Regents to vote on new Duluth hockey facilities

Kristin Gustafson

ROCHESTER, Minn. — Although University of Minnesota-Duluth hockey players will play their first games at the downtown Duluth Entertainment and Convention Center in mid-October, they will do so without a lease until at least Nov. 11.
The DECC has been home to Bulldog hockey for 33 years, but the Board of Regents tabled a five-year lease contract Thursday. When delaying the measure, the regents’ facilities committee cited concerns about the building’s age, the ice rink’s size and the center’s ability to house women’s hockey in the future.
Regent David Metzen, facilities committee vice chairman, led the discussion with a question.
“Where is the future of (Duluth) men’s hockey?” he said. “We don’t have a long-term vision for Duluth in mind.”
A new $10 million Bulldog Sports Center — to house women’s hockey practice and games; men’s hockey practice; and student training, conditioning and recreational facilities — would not accommodate men’s hockey games under current plans.
The DECC as well as Duluth’s mayor and city council “would like to see the men’s program continue to play downtown,” said Gregory Fox, vice chancellor for finance and operations at the Duluth campus.
But the 35-year-old facility is the oldest and smallest in the Western Collegiate Hockey Association.
Although the facility is kept clean and comfortable for spectators, the facility is sandwiched between buildings with no room to expand, Fox said.
Regent William Peterson said the board has an obligation to question a contract “with no out.”
The five-year DECC contract, totalling more than $1 million, would not allow men’s hockey to move to another facility without paying their full amount. But the contract would allow women’s hockey to move to another facility.
Because the future of men’s and women’s hockey facilities in Duluth is uncertain, Peterson said the University should renegotiate for a contract with shorter terms or more flexibility. The state Legislature will determine the fate of the Bulldog Sports Center this spring.
Metzen agreed with Peterson, adding, “We’re trying to do what is right for Duluth and the University of Minnesota.”
Maureen Reed said she was concerned the DECC does not want to accommodate women’s hockey if legislative funding for Bulldog Sports Center falls through, even though the DECC contract leases space to women’s hockey for five years.
Fox said the DECC “would prefer only one program … and they would prefer the men’s because of the revenue it generates.”
After the regents tabled their vote until next November’s meeting, Fox said the DECC would do what it could to help the University meet gender-equity obligations.
Fox, who will attempt to renegotiate the DECC contract, said providing space for both men’s and women’s teams limits the DECC’s entertainment and convention business.

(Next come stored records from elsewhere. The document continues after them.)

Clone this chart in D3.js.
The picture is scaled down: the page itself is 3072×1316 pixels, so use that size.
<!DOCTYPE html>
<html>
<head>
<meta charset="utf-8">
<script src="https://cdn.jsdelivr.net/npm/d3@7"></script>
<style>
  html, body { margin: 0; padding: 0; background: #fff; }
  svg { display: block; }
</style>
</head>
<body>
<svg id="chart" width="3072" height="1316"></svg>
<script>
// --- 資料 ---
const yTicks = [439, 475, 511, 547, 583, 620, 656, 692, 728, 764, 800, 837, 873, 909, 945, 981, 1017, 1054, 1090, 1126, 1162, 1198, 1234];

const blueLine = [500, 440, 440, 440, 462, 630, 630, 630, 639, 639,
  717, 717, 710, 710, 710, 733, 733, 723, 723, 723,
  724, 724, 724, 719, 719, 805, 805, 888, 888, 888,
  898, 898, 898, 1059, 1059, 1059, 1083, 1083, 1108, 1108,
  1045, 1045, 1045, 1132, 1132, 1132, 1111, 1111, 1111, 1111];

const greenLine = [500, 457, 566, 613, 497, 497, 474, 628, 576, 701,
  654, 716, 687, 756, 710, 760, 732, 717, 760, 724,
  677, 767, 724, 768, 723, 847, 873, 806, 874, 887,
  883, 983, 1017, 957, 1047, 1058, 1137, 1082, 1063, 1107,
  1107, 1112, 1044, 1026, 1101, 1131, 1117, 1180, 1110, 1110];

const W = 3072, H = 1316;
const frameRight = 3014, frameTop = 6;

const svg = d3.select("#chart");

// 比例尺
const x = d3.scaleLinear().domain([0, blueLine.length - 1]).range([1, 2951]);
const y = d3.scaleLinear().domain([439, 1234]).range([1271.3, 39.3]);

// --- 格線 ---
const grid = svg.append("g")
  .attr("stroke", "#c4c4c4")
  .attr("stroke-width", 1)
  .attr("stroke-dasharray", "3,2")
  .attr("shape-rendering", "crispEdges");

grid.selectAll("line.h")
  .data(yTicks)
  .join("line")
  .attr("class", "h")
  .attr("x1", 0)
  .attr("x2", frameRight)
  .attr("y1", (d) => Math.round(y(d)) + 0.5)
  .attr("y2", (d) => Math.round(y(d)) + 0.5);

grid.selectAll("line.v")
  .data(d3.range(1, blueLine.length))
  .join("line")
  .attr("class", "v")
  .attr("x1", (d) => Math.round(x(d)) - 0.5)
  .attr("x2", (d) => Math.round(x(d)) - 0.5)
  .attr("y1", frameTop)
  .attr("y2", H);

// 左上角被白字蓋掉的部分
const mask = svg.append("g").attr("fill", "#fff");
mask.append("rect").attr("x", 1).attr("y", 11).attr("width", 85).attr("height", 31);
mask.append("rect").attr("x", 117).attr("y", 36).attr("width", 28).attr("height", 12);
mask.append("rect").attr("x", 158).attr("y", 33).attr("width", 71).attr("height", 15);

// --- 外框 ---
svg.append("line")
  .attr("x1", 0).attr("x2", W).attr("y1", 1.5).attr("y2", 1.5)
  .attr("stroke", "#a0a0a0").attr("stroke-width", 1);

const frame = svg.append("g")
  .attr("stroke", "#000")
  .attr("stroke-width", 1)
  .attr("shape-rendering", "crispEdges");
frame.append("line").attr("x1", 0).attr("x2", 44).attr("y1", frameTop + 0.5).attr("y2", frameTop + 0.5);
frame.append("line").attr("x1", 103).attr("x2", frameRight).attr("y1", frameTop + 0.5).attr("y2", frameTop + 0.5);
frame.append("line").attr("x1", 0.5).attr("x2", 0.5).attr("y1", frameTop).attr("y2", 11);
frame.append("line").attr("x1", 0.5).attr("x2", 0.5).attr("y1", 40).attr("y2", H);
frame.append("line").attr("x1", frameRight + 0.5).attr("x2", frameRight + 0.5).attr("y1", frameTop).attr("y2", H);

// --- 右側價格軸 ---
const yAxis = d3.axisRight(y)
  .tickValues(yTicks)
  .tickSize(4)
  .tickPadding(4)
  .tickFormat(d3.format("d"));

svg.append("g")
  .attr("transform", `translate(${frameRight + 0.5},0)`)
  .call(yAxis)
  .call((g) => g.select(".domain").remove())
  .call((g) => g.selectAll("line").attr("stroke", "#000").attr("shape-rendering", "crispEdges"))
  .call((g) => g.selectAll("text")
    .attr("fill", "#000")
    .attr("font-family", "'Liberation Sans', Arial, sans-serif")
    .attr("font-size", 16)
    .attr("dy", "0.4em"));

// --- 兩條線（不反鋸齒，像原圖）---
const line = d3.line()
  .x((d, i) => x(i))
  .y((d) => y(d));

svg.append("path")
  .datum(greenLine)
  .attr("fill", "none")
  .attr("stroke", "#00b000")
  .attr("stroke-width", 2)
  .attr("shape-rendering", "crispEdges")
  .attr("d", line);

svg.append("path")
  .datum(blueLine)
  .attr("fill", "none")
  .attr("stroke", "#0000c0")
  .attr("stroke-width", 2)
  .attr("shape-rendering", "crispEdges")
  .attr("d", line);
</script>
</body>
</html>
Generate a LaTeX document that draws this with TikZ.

“Their life would be easier if both weren’t there,” he added.
Fox said he wished the University made the Bulldog Sports Center a higher priority on the legislative request — currently it ranks 10th out of 10 items — but he was optimistic about legislative approval.
Sean Dillon, a regents’ student representative, said he looked forward to bringing the DECC issue back to Duluth. He was optimistic about getting student support on the issue.
Men’s hockey in Duluth “probably gets the greatest student draw for sports in terms of excitement and interest,” Dillon said.